There are challenges in embedding these solutions into the delivery of wastewater quality improvements in AMP7, but with consideration and collaboration with the regulator and based on lessons learnt in England these can be addressed.

  • Schemes need to prove equivalent or better improvement. Solid evidence must prove measures could work and reduce risk of non-compliance.

  • Requirements for compliance need to consider the time lag to implement solutions and observe the improvement in the waterbody.

  • Standardised approach to measuring benefits needed, agreed with regulator, focusing on whole environmental outcomes, aligned with SMNR.

  • Uncertainty of CAPEX vs. OPEX vs. TOTEX; these solutions are typically lower CAPEX than traditional treatment solutions and have different operational cost demands.

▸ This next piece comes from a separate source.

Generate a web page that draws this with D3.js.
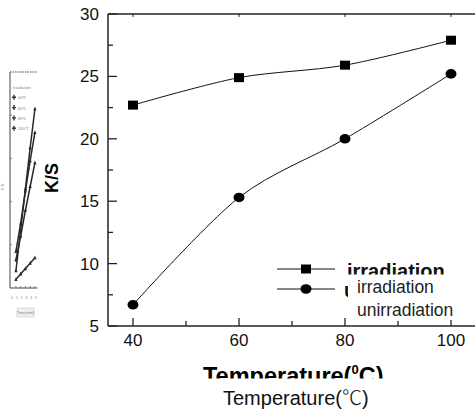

  • Agreement on point of compliance and enforcement of solutions. This may need to consider shared regulatory risk.

  • Given the relative immaturity of implementing SMNR, consideration of policy alignment, especially if there is future tightening of standards.

  • Higher risk schemes with environmental drivers such as Habitats Directive, SSSI and No Deterioration would need further consideration and appraisal for a SMNR approach.

  • Schemes must be proportionate and consider fair share.

  • Implementation of solutions likely to involve different supply chain partners than are currently used. These could be smaller SMEs and NGOs with different contractual demands.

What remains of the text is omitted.